‘Eten van volkoren zou sterftekans verlagen’
Deze week publiceerde de American Medical Association de resultaten van een langdurig en grootschalig onderzoek onder ruim 118.000 mensen. Die resultaten brengen volkorenconsumptie in verband met met een lagere sterftekans, onder meer bij hart- en vaatziekten. De uitkomsten van het onderzoek van de Havard Medical School is daarmee een bevestiging van eerder onderzoek naar de positieve effecten van volkorengranen.
Aanleiding voor de onderzoekers was het ontbreken van gegevens over de relatie tussen volkoren en kans op sterfte. Eerder werd volkoren al in verband gebracht met een lagere kans op chronische ziektes zoals diabetes type 2, hart- en vaatziekten en bepaalde typen kanker.

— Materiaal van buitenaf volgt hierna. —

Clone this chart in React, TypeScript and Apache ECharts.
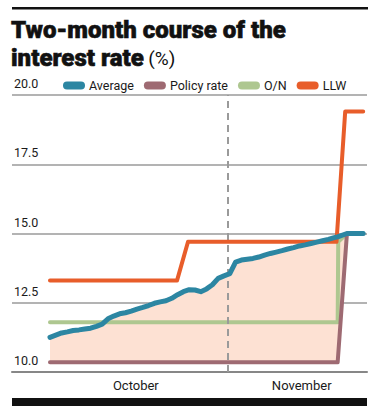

De onderzoekers concluderen dat dagelijkse inname van slechts 28 gram aan volkorengranen (vergelijkbaar met een klein sneetje volkorenbrood) al genoeg is voor een 5% lagere sterftekans.
Bevestiging van eerder onderzoek
Professor Fred Brouns van de universiteit van Maastricht, al vele jaren betrokken bij onderzoek naar de gezondheidseffect van granen, is blij met de uitkomsten: “Wij concludeerden eerder dat regelmatige consumptie van volkoren leidt tot een significante reductie van risicofactoren voor diabetes, hart- en vaatziekte en colon kanker. De nieuwe studie van Harvard Medical School bevestigt onze bevindingen."
100% volkoren
In Nederland is wettelijk vastgelegd dat een volkorenbrood volledig wordt gemaakt met meel van de hele graankorrel: 100% volkoren. Volkorenbrood bevat dus de vezels, vitamines en mineralen uit de meelkern, de kiem en de zemel van de graankorrels. Meestal is dit tarwe, maar er is ook volkorenbrood van andere granen zoals rogge, spelt en haver. Om genoeg vezels en jodium binnen te krijgen, worden in Nederland 6 tot 7 sneetjes brood per dag aanbevolen.